Talking about Rosa Parks means weaving the threads of those genealogies of gestures in which her gesture is extended, disseminated, repeated. It also means talking about a house that is not, however, planted on secure foundations: it appears to be a place that, thanks to the obstinacy and work of a woman within its walls, begins to walk beyond its neighbourhood, to travel the world.

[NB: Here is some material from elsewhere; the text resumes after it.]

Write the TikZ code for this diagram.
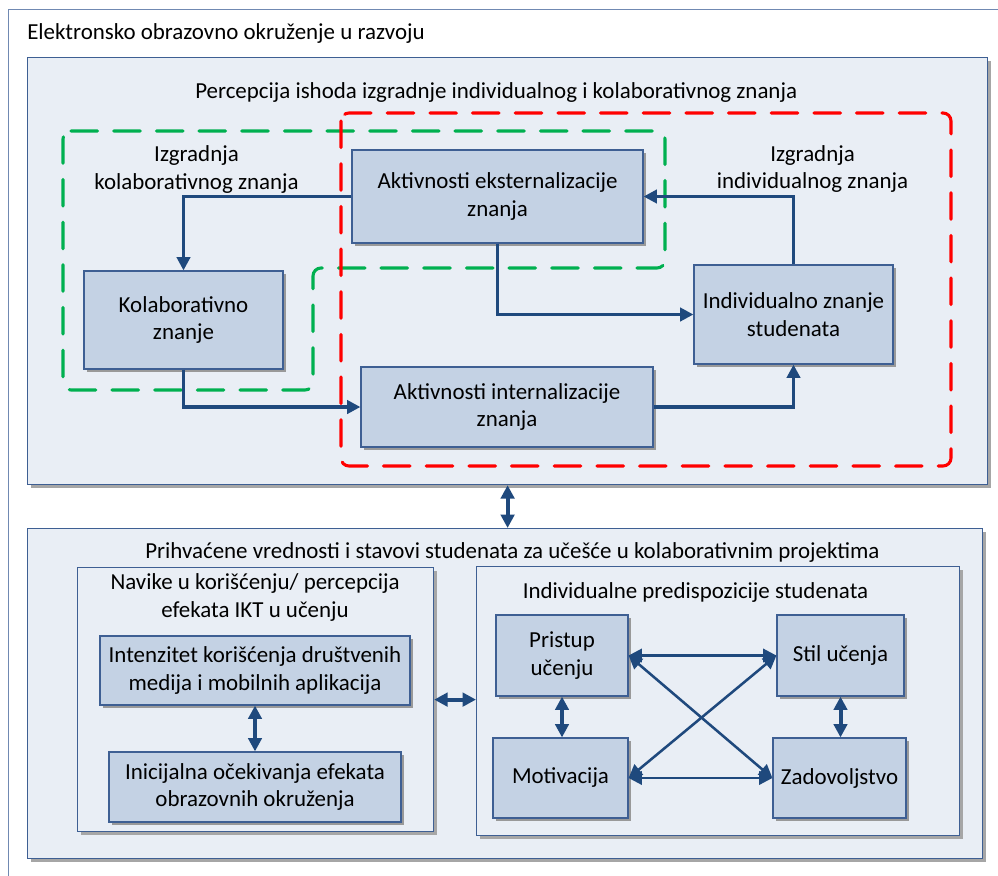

The ambition of this issue is therefore to remove Rosa Parks from her symbolic and progressive character; to remove her from civil rights’ history and Obama’s myth and legend. To try to make Rosa neither a symbol nor an icon, but, on the contrary, a name to disseminate in the flesh of other infinite names capable of dissolving the arrogance of a struggling subjectivity. In order to evade any form of symbolic verticality, Rosa should therefore take leave from her history, evade any form of symbolic verticality, and inhabit, as Mendoza probably guesses, the uninhabitable of her own history.
There are the crucial battles for rights and the extraordinary friendship with Martin Luther King, but there is also something else: the struggle for justice, which is notoriously an endless struggle, without which, however, law always risks becoming only the name of the Law. Not only integration, then, but also thresholds, borders, radical conflicts.